Practitioners also ensure compliance with legal requirements and maintain transparent communication with all stakeholders.

How does engaging an insolvency specialist benefit a struggling business?

Engaging an insolvency specialist provides expert guidance through complex financial challenges. They offer an objective assessment of your business’s viability and explore options for recovery.

Specialists can negotiate with creditors, potentially securing better terms or arrangements. Their involvement may help preserve your company’s reputation and stakeholder relationships during difficult times.

What distinguishes an insolvency practitioner from a liquidator?

An insolvency practitioner has a broader scope of responsibilities than a liquidator. They can handle various insolvency procedures, including administrations, voluntary arrangements, and liquidations.

Liquidators focus specifically on winding up a company and distributing its assets. All liquidators are insolvency practitioners, but not all insolvency practitioners act as liquidators.

What are the requirements to qualify as an insolvency practitioner?

Qualifying as an insolvency practitioner in the UK requires extensive education and experience. Candidates must complete a recognised professional qualification and pass the Joint Insolvency Examination Board (JIEB) exams.

They must also gain practical experience working under a licensed practitioner. Ongoing professional development is essential to maintain the licence.

How are insolvency practitioner fees structured and what factors influence them?

Insolvency practitioner fees can be structured in various ways, including hourly rates, fixed fees, or a percentage of assets realised. The complexity of the case, size of the company, and assets involved influence the fees.

Fees must be approved by creditors or the court. Practitioners are required to provide detailed fee estimates and regular updates on costs.

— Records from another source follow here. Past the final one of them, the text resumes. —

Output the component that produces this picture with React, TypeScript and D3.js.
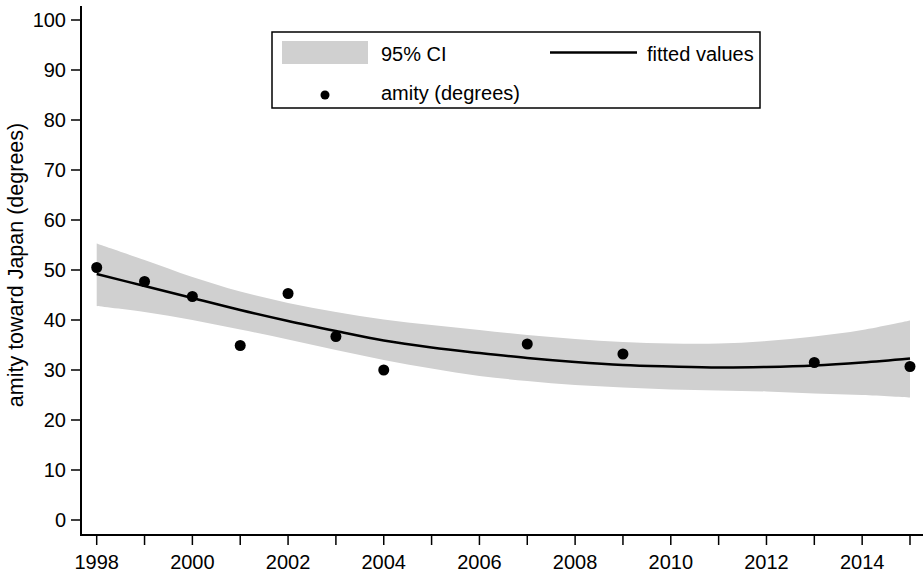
import React from "react";
import * as d3 from "d3";

const years = [1998, 1999, 2000, 2001, 2002, 2003, 2004, 2005, 2006, 2007, 2008, 2009, 2010, 2011, 2012, 2013, 2014, 2015];
const fitted = [49.2, 46.8, 44.4, 42.0, 39.8, 37.8, 35.9, 34.5, 33.4, 32.4, 31.6, 31.0, 30.7, 30.5, 30.6, 30.9, 31.5, 32.3];
const ciUpper = [55.3, 52.0, 48.6, 45.7, 43.4, 41.6, 40.1, 39.0, 38.0, 37.0, 36.2, 35.6, 35.3, 35.3, 35.8, 36.7, 38.0, 39.9];
const ciLower = [42.8, 41.6, 40.0, 38.1, 36.1, 34.0, 32.0, 30.3, 28.8, 27.8, 27.0, 26.5, 26.1, 25.9, 25.7, 25.3, 25.0, 24.5];

const obsYears = [1998, 1999, 2000, 2001, 2002, 2003, 2004, 2007, 2009, 2013, 2015];
const obsValues = [50.5, 47.7, 44.7, 34.9, 45.3, 36.7, 30.0, 35.2, 33.2, 31.5, 30.7];

const yTicks = [0, 10, 20, 30, 40, 50, 60, 70, 80, 90, 100];
const xMinorTicks = d3.range(1998, 2016);
const xLabelTicks = [1998, 2000, 2002, 2004, 2006, 2008, 2010, 2012, 2014];

const W = 923;
const H = 576;
const FONT = "'Liberation Sans', Arial, Helvetica, sans-serif";

export default function App() {
  const x = d3.scaleLinear().domain([1998, 2015]).range([96.7, 910]);
  const y = d3.scaleLinear().domain([0, 100]).range([520, 20]);

  const band = years.map((yr, i) => ({ yr, lo: ciLower[i], hi: ciUpper[i], f: fitted[i] }));
  const area = d3
    .area<{ yr: number; lo: number; hi: number; f: number }>()
    .x((d) => x(d.yr))
    .y0((d) => y(d.lo))
    .y1((d) => y(d.hi))
    .curve(d3.curveCatmullRom.alpha(0.5));
  const line = d3
    .line<{ yr: number; lo: number; hi: number; f: number }>()
    .x((d) => x(d.yr))
    .y((d) => y(d.f))
    .curve(d3.curveCatmullRom.alpha(0.5));

  const axisX = 81;
  const axisY = 535;

  return (
    <svg
      width={W}
      height={H}
      style={{ position: "absolute", left: 0, top: 0, background: "#fff" }}
      fontFamily={FONT}
    >
      <rect x={0} y={0} width={W} height={H} fill="#fff" />
      {/* CI band */}
      <path d={area(band) || ""} fill="#d0d0d0" stroke="none" />
      {/* fitted line */}
      <path d={line(band) || ""} fill="none" stroke="#000" strokeWidth={2.5} />
      {/* points */}
      {obsYears.map((yr, i) => (
        <circle key={yr} cx={x(yr)} cy={y(obsValues[i])} r={5.5} fill="#000" />
      ))}

      {/* Y axis */}
      <line x1={axisX} x2={axisX} y1={6} y2={axisY + 1} stroke="#000" strokeWidth={2} />
      {yTicks.map((t) => (
        <g key={t}>
          <line x1={axisX - 10} x2={axisX} y1={y(t)} y2={y(t)} stroke="#000" strokeWidth={1.5} />
          <text x={66} y={y(t)} dy="0.35em" textAnchor="end" fontSize={20} fill="#000">
            {t}
          </text>
        </g>
      ))}
      <text
        transform={`translate(23,${265}) rotate(-90)`}
        textAnchor="middle"
        fontSize={21.5}
        fill="#000"
      >
        amity toward Japan (degrees)
      </text>

      {/* X axis */}
      <line x1={axisX - 1} x2={W} y1={axisY} y2={axisY} stroke="#000" strokeWidth={2} />
      {xMinorTicks.map((t) => (
        <line key={t} x1={x(t)} x2={x(t)} y1={axisY} y2={axisY + 10} stroke="#000" strokeWidth={1.5} />
      ))}
      {xLabelTicks.map((t) => (
        <text key={t} x={x(t)} y={569} textAnchor="middle" fontSize={20} fill="#000">
          {t}
        </text>
      ))}

      {/* Legend */}
      <rect x={272} y={32} width={488} height={76} fill="#fff" stroke="#000" strokeWidth={1.5} />
      <rect x={282} y={41} width={86} height={23} fill="#d0d0d0" />
      <text x={381} y={60.5} fontSize={20} fill="#000">95% CI</text>
      <line x1={550} x2={637} y1={52.5} y2={52.5} stroke="#000" strokeWidth={2.5} />
      <text x={647} y={60.5} fontSize={20} fill="#000">fitted values</text>
      <circle cx={325} cy={95} r={4.5} fill="#000" />
      <text x={381} y={100} fontSize={20} fill="#000">amity (degrees)</text>
    </svg>
  );
}
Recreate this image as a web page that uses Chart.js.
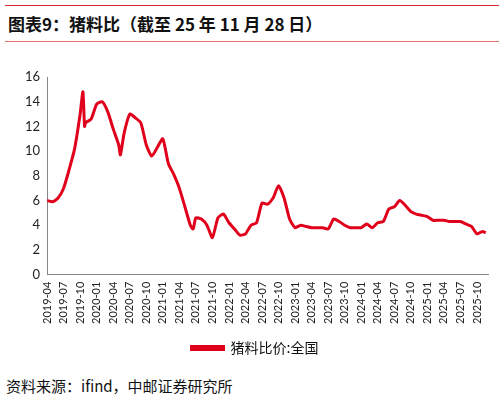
<!DOCTYPE html>
<html><head><meta charset="utf-8">
<script src="https://cdn.jsdelivr.net/npm/chart.js@4"></script>
<style>
body{margin:0;width:504px;height:407px;background:#fff;font-family:"Noto Sans CJK SC",sans-serif;position:relative;overflow:hidden}
#title{position:absolute;left:5px;top:5px;width:494px;height:37px;border-top:1px solid #d9262c;border-bottom:1px solid #e57373;font-size:17px;font-weight:bold;line-height:36px;color:#111;padding-left:3px;box-sizing:border-box}
#wrap{position:absolute;left:0;top:50px;width:504px;height:315px}
#src{position:absolute;left:6px;top:375px;font-size:15px;color:#111}
</style></head><body>
<div id="title">图表9：猪料比（截至 25 年 11 月 28 日）</div>
<div id="wrap"><canvas id="c"></canvas></div>
<div id="src">资料来源：ifind，中邮证券研究所</div>
<script>
// month index, 0 = 2019-04
const months = [0,1,2,3,4,5,6,6.5,6.8,7,8,9,10,11,12,13,13.3,14,15,16,17,18,19,20,21,22,23,24,25,26,26.5,27,28,29,30,31,32,33,34,35,36,37,38,39,40,41,42,43,44,45,46,47,48,49,50,51,52,53,54,55,56,57,58,59,60,61,62,63,64,65,66,67,68,69,70,71,72,73,74,75,76,77,78,79,79.6];
const ratio = [6.0,5.9,6.2,7.0,8.5,10.2,13.0,14.8,12.0,12.3,12.6,13.8,14.0,13.2,11.8,10.5,9.7,11.5,13.0,12.7,12.3,10.5,9.6,10.3,11.0,9.0,8.1,7.0,5.5,4.0,3.7,4.6,4.5,4.0,3.0,4.6,4.9,4.2,3.7,3.2,3.3,4.0,4.2,5.8,5.7,6.2,7.2,6.2,4.5,3.8,4.0,3.9,3.8,3.8,3.8,3.7,4.5,4.3,4.0,3.8,3.8,3.8,4.1,3.8,4.2,4.3,5.3,5.5,6.0,5.6,5.1,4.9,4.8,4.7,4.4,4.4,4.4,4.3,4.3,4.3,4.1,3.9,3.3,3.5,3.4];
const tickMonths = [0,3,6,9,12,15,18,21,24,27,30,33,36,39,42,45,48,51,54,57,60,63,66,69,72,75,78];
const startYear = 2019, startMonth = 4;

function monthLabel(i) {
    const m = startMonth - 1 + i;
    const y = startYear + Math.floor(m / 12);
    return y + '-' + String(m % 12 + 1).padStart(2, '0');
}

new Chart(document.getElementById('c'), {
    type: 'line',
    data: {
        datasets: [{
            label: '猪料比价:全国',
            data: months.map((m, i) => ({x: m, y: ratio[i]})),
            borderColor: '#e0001b',
            backgroundColor: '#e0001b',
            borderWidth: 3,
            pointRadius: 0,
            tension: 0.2
        }]
    },
    options: {
        responsive: true,
        maintainAspectRatio: false,
        animation: false,
        layout: {padding: {left: 22, right: 16, top: 27}},
        scales: {
            x: {
                type: 'linear', min: 0, max: 80,
                afterBuildTicks: axis => { axis.ticks = tickMonths.map(v => ({value: v})); },
                grid: {display: false, drawTicks: true, tickLength: 4, color: '#888'},
                border: {color: '#888'},
                ticks: {
                    autoSkip: false, maxRotation: 90, minRotation: 90,
                    color: '#222', font: {size: 11, family: 'Lato'},
                    callback: v => monthLabel(v)
                }
            },
            y: {
                min: 0, max: 16,
                grid: {display: false, tickLength: 4},
                border: {color: '#888'},
                ticks: {stepSize: 2, color: '#222', font: {size: 13, family: 'Lato'}}
            }
        },
        plugins: {
            legend: {
                position: 'bottom',
                labels: {boxWidth: 32, boxHeight: 3, padding: 14, color: '#111', font: {size: 14, family: 'Noto Sans CJK SC'}}
            },
            tooltip: {enabled: false}
        }
    }
});
</script>
</body></html>
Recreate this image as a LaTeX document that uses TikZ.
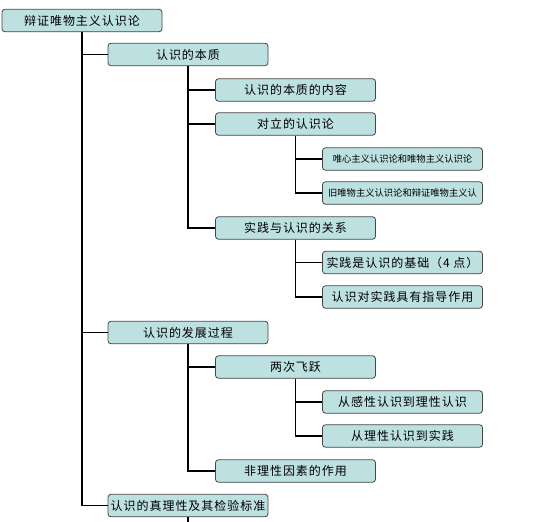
\documentclass[tikz,border=0pt]{standalone}
\usepackage{fontspec}
\setmainfont{Noto Sans CJK SC}
\newfontfamily\spaced[LetterSpace=8]{Noto Sans CJK SC}
\definecolor{boxfill}{RGB}{189,224,225}
\definecolor{boxline}{RGB}{70,70,70}
\begin{document}
\begin{tikzpicture}[x=1pt,y=-1pt,
    item/.style={draw=boxline,fill=boxfill,rounded corners=3pt,line width=0.8pt,
      minimum width=160pt,minimum height=22.5pt,inner sep=0pt,font=\spaced\fontsize{12}{14}\selectfont},
    small/.style={item,font=\fontsize{9.3}{11}\selectfont},
    link/.style={line width=1.8pt}]
  \useasboundingbox (0,0) rectangle (550,522);
  \node[item] (root) at (82,20.5) {辩证唯物主义认识论};
  \node[item] (a) at (188,54.5) {认识的本质};
  \node[item] (a1) at (295.5,90) {认识的本质的内容};
  \node[item] (a2) at (295.5,124) {对立的认识论};
  \node[small] (a21) at (402.5,159) {唯心主义认识论和唯物主义认识论};
  \node[small] (a22) at (402.5,193) {旧唯物主义认识论和辩证唯物主义认};
  \node[item] (a3) at (295.5,228) {实践与认识的关系};
  \node[item] (a31) at (402.5,262.5) {实践是认识的基础（4 点）};
  \node[item] (a32) at (402.5,297) {认识对实践具有指导作用};
  \node[item] (b) at (188,332.5) {认识的发展过程};
  \node[item] (b1) at (295.5,367) {两次飞跃};
  \node[item] (b11) at (402.5,402) {从感性认识到理性认识};
  \node[item] (b12) at (402.5,436) {从理性认识到实践};
  \node[item] (b2) at (295.5,471) {非理性因素的作用};
  \node[item] (c) at (188,505.5) {认识的真理性及其检验标准};
  \coordinate (stub) at (188,522);
  \foreach \p/\c in {root/a,root/b,root/c,a/a1,a/a2,a/a3,a2/a21,a2/a22,a3/a31,a3/a32,b/b1,b/b2,b1/b11,b1/b12}
    \draw[link] (\p.south) |- (\c.west);
  \draw[link] (c.south) -- (stub);
\end{tikzpicture}
\end{document}
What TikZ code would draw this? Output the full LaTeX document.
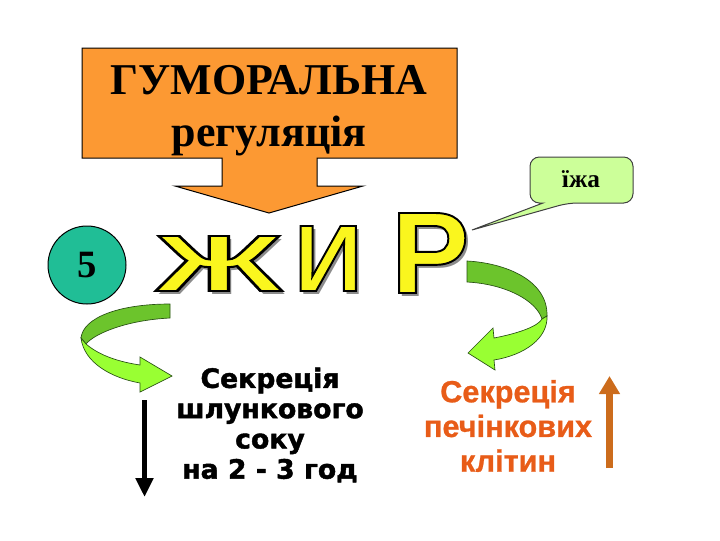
\documentclass[tikz,border=0pt]{standalone}
\usepackage{fontspec}
\setmainfont{Liberation Serif}
\newfontfamily\arialfont[BoldFeatures={FakeBold=0.8}]{Liberation Sans}
\newfontfamily\dejavufont[BoldFeatures={FakeBold=1.6}]{DejaVu Sans}
\newfontfamily\wordfont{Liberation Sans}
\usepackage{tikz}
\usetikzlibrary{arrows.meta}

\definecolor{calloutOrange}{RGB}{252,153,51}
\definecolor{circleTeal}{RGB}{32,190,150}
\definecolor{foodGreen}{RGB}{204,255,153}
\definecolor{bandDark}{RGB}{108,196,44}
\definecolor{bandLight}{RGB}{153,255,51}
\definecolor{bandLine}{RGB}{40,80,20}
\definecolor{wordYellow}{RGB}{250,246,30}
\definecolor{liverText}{RGB}{232,92,24}
\definecolor{liverArrow}{RGB}{204,108,28}

% outlined letters (fill + black stroke)
\newcommand{\wordart}[1]{\special{pdf:literal 2 Tr 0 0 0 RG 1.4 w}#1\special{pdf:literal 0 Tr}}
% one letter of the word art: width, height, font size, letter
\newcommand{\jirletter}[4]{%
  \makebox[0pt][l]{\hspace*{2.25pt}\raisebox{-2.25pt}{\color{black!45}\resizebox{#1}{#2}{\wordfont\bfseries\fontsize{#3}{#3}\selectfont #4}}}%
  {\color{wordYellow}\wordart{\resizebox{#1}{#2}{\wordfont\bfseries\fontsize{#3}{#3}\selectfont #4}}}}

\begin{document}
\begin{tikzpicture}[x=0.75pt,y=0.75pt,yscale=-1,xscale=1]
\path [use as bounding box] (0,0) rectangle (720,540);

%Shape: Down Arrow Callout [id:humoral]
\draw [fill=calloutOrange, line width=0.75]  (82,48) -- (457,48) -- (457,158) -- (317,158) -- (317,186) -- (363,186) -- (269,213) -- (175,186) -- (222,186) -- (222,158) -- (82,158) -- cycle ;
% Text Node
\draw (269,111) node [inner sep=0.75pt, align=center, font=\bfseries\fontsize{33}{39}\selectfont] (humoral) {ГУМОРАЛЬНА\\регуляція};

%Shape: Circle [id:five]
\draw (87,265) node [circle, draw, line width=0.75, fill=circleTeal, minimum size=58.5pt, inner sep=0pt, font=\bfseries\fontsize{29}{29}\selectfont] (five) {5};

%Word Art
\draw (156,291) node [anchor=base west, inner sep=0pt] (letterZh) {\jirletter{93.75pt}{41.25pt}{58}{Ж}};
\draw (294,291) node [anchor=base west, inner sep=0pt] (letterI) {\jirletter{51pt}{48.75pt}{68}{И}};
\draw (391,293) node [anchor=base west, inner sep=0pt] (letterR) {\jirletter{58.5pt}{60pt}{84}{Р}};

%Shape: Rectangular Callout [id:food]
\coordinate (foodTip) at (472,230);
\draw [fill=foodGreen, draw=black!75, line width=0.75]  (foodTip) -- (543,203) [rounded corners=7] -- (530,203) -- (530,157) -- (633,157) -- (633,203) -- (568,203) [sharp corners] -- cycle ;
% Text Node
\draw (581,179) node [inner sep=0.75pt, font=\bfseries\fontsize{19}{19}\selectfont] (food) {їжа};

%Curved Arrow: left
\draw [fill=bandDark, draw=bandLine, line width=0.5]  (170,304) .. controls (118,304) and (83,318) .. (81,338) -- (86,344) .. controls (95,333) and (128,320) .. (170,318) -- cycle ;
\draw [fill=bandLight, draw=bandLine, line width=0.5]  (86,344) .. controls (100,356) and (120,362) .. (140,365) -- (140,357) -- (172,376) -- (140,392) -- (140,383) .. controls (112,378) and (84,363) .. (81,338) -- cycle ;

%Curved Arrow: right
\draw [fill=bandDark, draw=bandLine, line width=0.5]  (467,261) .. controls (505,263) and (548,280) .. (547,316) -- (542,319) .. controls (536,300) and (505,284) .. (467,282) -- cycle ;
\draw [fill=bandLight, draw=bandLine, line width=0.5]  (547,316) .. controls (548,338) and (525,355) .. (494,360) -- (495,370) -- (468,353) -- (493,328) -- (494,338) .. controls (520,333) and (538,326) .. (542,319) -- cycle ;

% Text Node
\draw (270,425) node [inner sep=0.75pt, align=center, font=\dejavufont\bfseries\fontsize{20}{22.7}\selectfont] (gastric) {Секреція\\шлункового\\соку\\на 2 - 3 год};
% Text Node
\draw (508,426) node [inner sep=0.75pt, align=center, text=liverText, font=\arialfont\bfseries\fontsize{23}{26}\selectfont] (hepatic) {Секреція\\печінкових\\клітин};

%Straight Lines [id:gastricArrow]
\coordinate (gastricTop) at (144.5,400);
\coordinate (gastricEnd) at (144.5,497);
\draw [line width=4.2pt, -{Triangle[width=12.75pt,length=14.25pt]}]  (gastricTop) -- (gastricEnd) ;
%Straight Lines [id:liverArrow]
\coordinate (liverBase) at (609.5,468);
\coordinate (liverTip) at (609.5,376);
\draw [liverArrow, line width=5.4pt, -{Triangle[width=15pt,length=13.5pt]}]  (liverBase) -- (liverTip) ;

\end{tikzpicture}
\end{document}
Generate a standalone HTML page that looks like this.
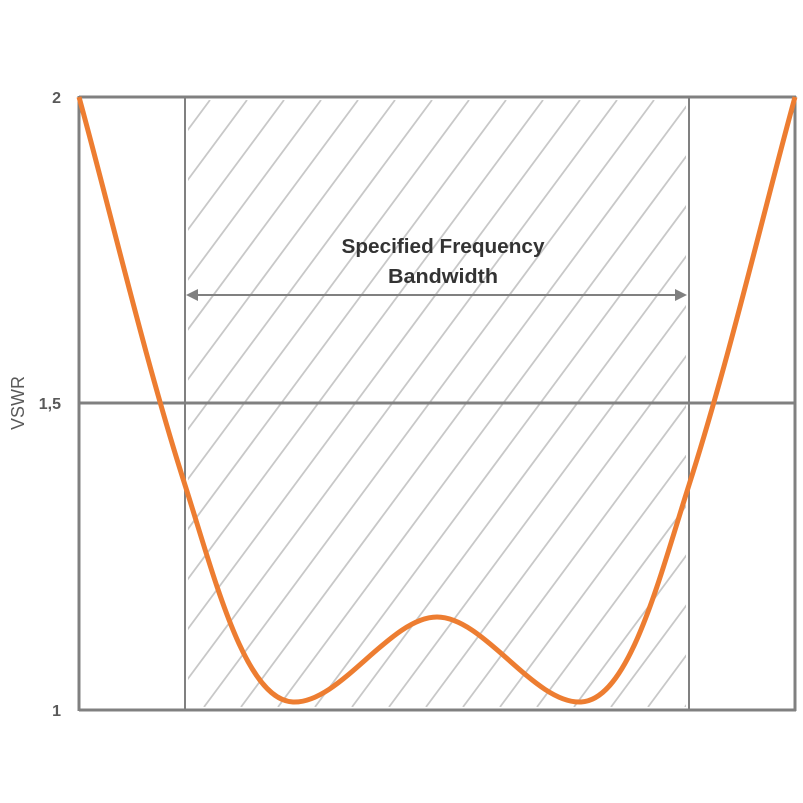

In what ways can the insolvency service assist companies facing financial difficulties?

The Insolvency Service provides guidance and resources for companies in financial distress. They offer information on different insolvency procedures and can help you understand your options.

The service also investigates company failures and director conduct, ensuring fair treatment of creditors and maintaining public confidence in the insolvency system.